* _Problem to solve_: Start at the top of the records and, please, print each line exactly through the line that contains "0.0007, 0.0007, 0.0005];", leaving out all pictures.

Charts and diagrams as code
------------------------------------------------------------------------

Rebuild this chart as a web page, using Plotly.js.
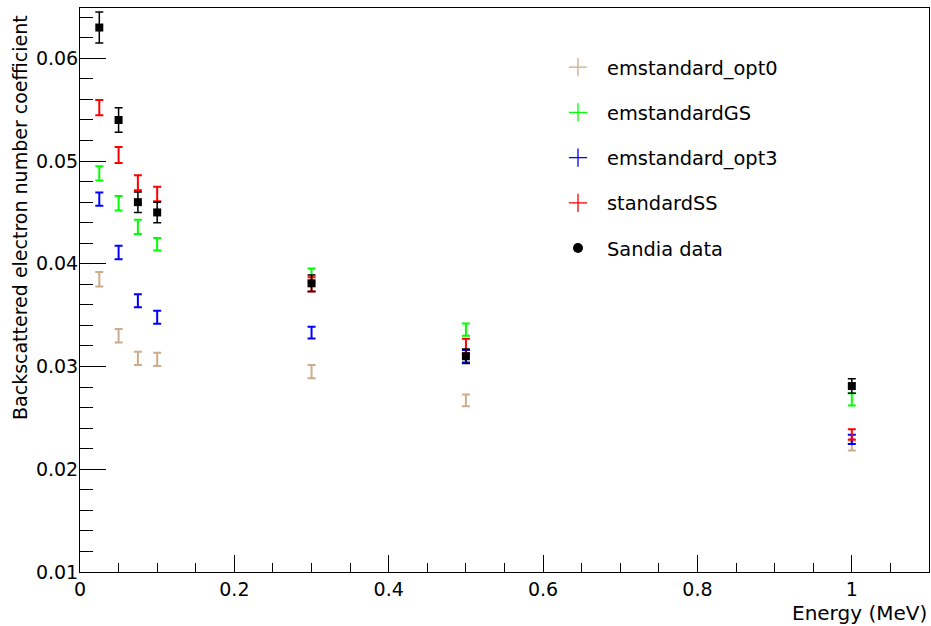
<!DOCTYPE html>
<html>
<head>
<meta charset="utf-8">
<script src="https://cdn.plot.ly/plotly-3.0.1.min.js"></script>
<style>html,body{margin:0;padding:0;background:#fff;}#chart{width:931px;height:626px;}</style>
</head>
<body>
<div id="chart"></div>
<script>
// Energies (MeV)
const energy = [0.025, 0.05, 0.075, 0.1, 0.3, 0.5, 1.0];

// Series names
const seriesNames = ["emstandard_opt0", "emstandardGS", "emstandard_opt3", "standardSS", "Sandia data"];

// Backscattered electron number coefficient values and errors
const opt0 = [0.0385, 0.0330, 0.0308, 0.0307, 0.0295, 0.0267, 0.0223];
const opt0Err = [0.0007, 0.00065, 0.00065, 0.00065, 0.00065, 0.00057, 0.00047];

const gs = [0.0488, 0.0459, 0.0436, 0.0419, 0.0389, 0.0336, 0.0268];
const gsErr = [0.0007, 0.0007, 0.0007, 0.0006, 0.00065, 0.0006, 0.0006];

const opt3 = [0.0463, 0.0411, 0.0364, 0.0348, 0.0333, 0.0310, 0.0229];
const opt3Err = [0.00065, 0.00065, 0.00063, 0.00063, 0.00057, 0.0006, 0.00045];

const ss = [0.0552, 0.0506, 0.0479, 0.0468, 0.0380, 0.0320, 0.0234];
const ssErr = [0.00075, 0.00078, 0.00073, 0.0007, 0.0007, 0.0007, 0.0005];

const sandia = [0.0630, 0.0540, 0.0460, 0.0450, 0.0381, 0.0310, 0.0281];
const sandiaErr = [0.0015, 0.0012, 0.0010, 0.0010, 0.0008, 0.0007, 0.0007];

const colors = ["rgb(205,172,140)", "#00ff00", "#0000ff", "#ff0000", "#000000"];
const simValues = [opt0, gs, opt3, ss];
const simErrors = [opt0Err, gsErr, opt3Err, ssErr];

const traces = [];
for (let i = 0; i < 4; i++) {
  traces.push({
    x: energy, y: simValues[i], type: "scatter", mode: "markers",
    marker: {size: 1, color: colors[i], opacity: 0},
    error_y: {type: "data", array: simErrors[i], visible: true, color: colors[i], thickness: 2, width: 4},
    showlegend: false, hoverinfo: "skip"
  });
}
traces.push({
  x: energy, y: sandia, type: "scatter", mode: "markers",
  marker: {symbol: "square", size: 8, color: "#000"},
  error_y: {type: "data", array: sandiaErr, visible: true, color: "#000", thickness: 1.5, width: 4},
  showlegend: false, hoverinfo: "skip"
});
// legend entries
for (let i = 0; i < 5; i++) {
  const isData = i === 4;
  traces.push({
    x: [null], y: [null], type: "scatter", mode: "markers",
    name: seriesNames[i], legendgroup: "g" + i,
    marker: isData ? {symbol: "circle", size: 10, color: "#000"}
                   : {symbol: "cross-thin-open", size: 13, color: colors[i], line: {color: colors[i], width: 1.3}},
    showlegend: true
  });
}

const font = {family: "DejaVu Sans, sans-serif", color: "#000"};
const layout = {
  width: 931, height: 626,
  margin: {l: 80, r: 2, t: 8, b: 54},
  paper_bgcolor: "#fff", plot_bgcolor: "#fff",
  font: Object.assign({size: 19}, font),
  showlegend: true,
  legend: {x: 0.5524, y: 0.929, xanchor: "left", yanchor: "top", bgcolor: "rgba(0,0,0,0)",
           font: Object.assign({size: 19.4}, font), tracegroupgap: 17, itemwidth: 48},
  xaxis: {
    range: [0, 1.1], showgrid: false, zeroline: false,
    showline: true, mirror: true, linecolor: "#000", linewidth: 1,
    ticks: "inside", ticklen: 17, tickcolor: "#000", tickwidth: 1,
    dtick: 0.2, tick0: 0, tickfont: Object.assign({size: 19}, font),
    minor: {dtick: 0.05, ticks: "inside", ticklen: 9, tickcolor: "#000", tickwidth: 1}
  },
  yaxis: {
    range: [0.01, 0.0649], showgrid: false, zeroline: false,
    showline: true, mirror: true, linecolor: "#000", linewidth: 1,
    ticks: "inside", ticklen: 26, tickcolor: "#000", tickwidth: 1,
    dtick: 0.01, tick0: 0, tickformat: ".2f", tickfont: Object.assign({size: 19}, font),
    ticklabelstandoff: -3,
    minor: {dtick: 0.002, ticks: "inside", ticklen: 13, tickcolor: "#000", tickwidth: 1}
  },
  annotations: [
    {text: "Energy (MeV)", xref: "paper", yref: "paper", x: 1.0, y: -0.0727,
     xanchor: "right", yanchor: "middle", showarrow: false, font: Object.assign({size: 20}, font)},
    {text: "Backscattered electron number coefficient", xref: "paper", yref: "paper",
     x: -0.0707, y: 0.6294, xanchor: "center", yanchor: "middle", textangle: -90,
     showarrow: false, font: Object.assign({size: 19}, font)}
  ]
};

Plotly.newPlot("chart", traces, layout, {displayModeBar: false, staticPlot: true});
</script>
</body>
</html>
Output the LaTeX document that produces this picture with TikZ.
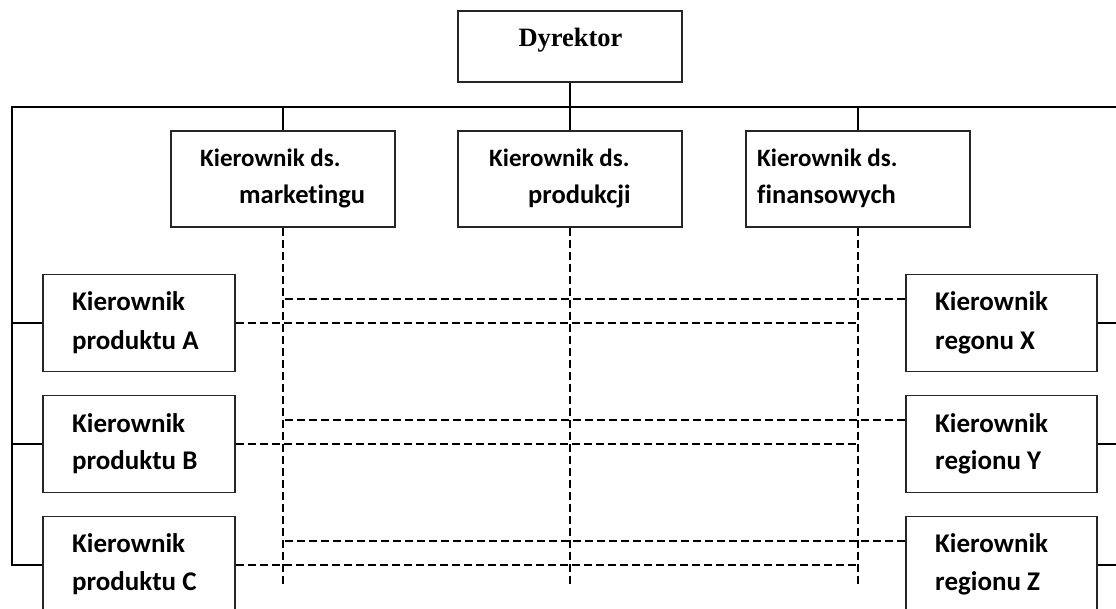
\documentclass[tikz,border=0pt]{standalone}
\usepackage{fontspec}
\usetikzlibrary{calc}
\newfontfamily\boxfont[Ligatures=NoCommon]{Carlito}
\newfontfamily\headfont{Liberation Serif}
\begin{document}
\begin{tikzpicture}[x=1pt,y=-1pt,
  unit/.style={draw=black!85,line width=1.1pt,rectangle,inner sep=0pt,
    minimum width=224pt,minimum height=96pt},
  sub/.style={unit,minimum width=192pt,minimum height=97pt},
  lbl/.style={anchor=base west,inner sep=0pt,font=\boxfont\bfseries\fontsize{26.5}{26.5}\selectfont},
  lblhead/.style={lbl,font=\boxfont\bfseries\fontsize{25}{25}\selectfont},
  sublbl/.style={lbl,font=\boxfont\bfseries\fontsize{27}{27}\selectfont},
  link/.style={line width=2pt},
  staff/.style={line width=2pt,dash pattern=on 8pt off 4pt}]
\useasboundingbox (0,0) rectangle (1116,609);
\clip (0,0) rectangle (1116,609);

% boxes
\node[unit,minimum height=71pt] (dyr) at (570,46.5) {};
\node[unit] (mkt) at (283,179) {};
\node[unit] (prd) at (570,179) {};
\node[unit] (fin) at (858,179) {};
\node[sub] (pA) at (139,323) {};
\node[sub] (pB) at (139,444) {};
\node[sub] (pC) at (139,565) {};
\node[sub,minimum width=191pt] (rX) at (1001.5,323) {};
\node[sub,minimum width=191pt] (rY) at (1001.5,444) {};
\node[sub,minimum width=191pt] (rZ) at (1001.5,565) {};

% texts
\node[anchor=base,inner sep=0pt,font=\headfont\bfseries\fontsize{26.5}{26.5}\selectfont] (tdyr) at (570.5,47) {Dyrektor};
\node[lblhead] (tm1) at (200,167) {Kierownik ds.};
\node[lbl] (tm2) at (239,204) {marketingu};
\node[lblhead] (tp1) at (489,167) {Kierownik ds.};
\node[lbl] (tp2) at (528,204) {produkcji};
\node[lblhead] (tf1) at (757,167) {Kierownik ds.};
\node[lbl] (tf2) at (757,204) {finansowych};
\node[sublbl] (ta1) at (72,311) {Kierownik};
\node[sublbl] (ta2) at (72,349) {produktu A};
\node[sublbl] (tb1) at (72,432) {Kierownik};
\node[sublbl] (tb2) at (72,469) {produktu B};
\node[sublbl] (tc1) at (72,552) {Kierownik};
\node[sublbl] (tc2) at (72,590) {produktu C};
\node[sublbl] (tx1) at (935,311) {Kierownik};
\node[sublbl] (tx2) at (935,349) {regonu X};
\node[sublbl] (ty1) at (935,432) {Kierownik};
\node[sublbl] (ty2) at (935,469) {regionu Y};
\node[sublbl] (tz1) at (935,552) {Kierownik};
\node[sublbl] (tz2) at (935,590) {regionu Z};

% line-management bus
\coordinate (busL) at (12,107);
\coordinate (busR) at (1116,107);
\coordinate (low) at (0,585);
\draw[link] (dyr.south) -- (dyr.south |- busL);
\draw[link] (busR) -- (busL) |- (pC.west);
\draw[link] (busL |- pA.west) -- (pA.west);
\draw[link] (busL |- pB.west) -- (pB.west);
\draw[link] (mkt.north) -- (mkt.north |- busL);
\draw[link] (prd.north) -- (prd.north |- busL);
\draw[link] (fin.north) -- (fin.north |- busL);
\draw[link] (rX.east) -- (rX.east -| busR);
\draw[link] (rY.east) -- (rY.east -| busR);
\draw[link] (rZ.east) -- (rZ.east -| busR);

% functional (dashed) links
\draw[staff] (mkt.south) -- (mkt.south |- low);
\draw[staff] (prd.south) -- (prd.south |- low);
\draw[staff] (fin.south) -- (fin.south |- low);
\foreach \p in {pA,pB,pC}
  \draw[staff] (\p.east) -- (\p.east -| fin.south);
\foreach \q in {rX,rY,rZ}{
  \coordinate (\q in) at ($(\q.west)+(0,-24)$);
  \draw[staff] (\q in) -- (\q in -| mkt.south);
}
\end{tikzpicture}
\end{document}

------------------------------------------------------------------------

* _Result of this exercise_:
Rebuild this chart as a web page, using Plotly.js.
<!DOCTYPE html>
<html>
<head>
<meta charset="utf-8">
<script src="https://cdn.plot.ly/plotly-3.0.1.min.js"></script>
<style>html,body{margin:0;padding:0;background:#fff;}#chart{width:931px;height:626px;}</style>
</head>
<body>
<div id="chart"></div>
<script>
// Energies (MeV)
const energy = [0.025, 0.05, 0.075, 0.1, 0.3, 0.5, 1.0];

// Series names
const seriesNames = ["emstandard_opt0", "emstandardGS", "emstandard_opt3", "standardSS", "Sandia data"];

// Backscattered electron number coefficient values and errors
const opt0 = [0.0385, 0.0330, 0.0308, 0.0307, 0.0295, 0.0267, 0.0223];
const opt0Err = [0.0007, 0.00065, 0.00065, 0.00065, 0.00065, 0.00057, 0.00047];

const gs = [0.0488, 0.0459, 0.0436, 0.0419, 0.0389, 0.0336, 0.0268];
const gsErr = [0.0007, 0.0007, 0.0007, 0.0006, 0.00065, 0.0006, 0.0006];

const opt3 = [0.0463, 0.0411, 0.0364, 0.0348, 0.0333, 0.0310, 0.0229];
const opt3Err = [0.00065, 0.00065, 0.00063, 0.00063, 0.00057, 0.0006, 0.00045];

const ss = [0.0552, 0.0506, 0.0479, 0.0468, 0.0380, 0.0320, 0.0234];
const ssErr = [0.00075, 0.00078, 0.00073, 0.0007, 0.0007, 0.0007, 0.0005];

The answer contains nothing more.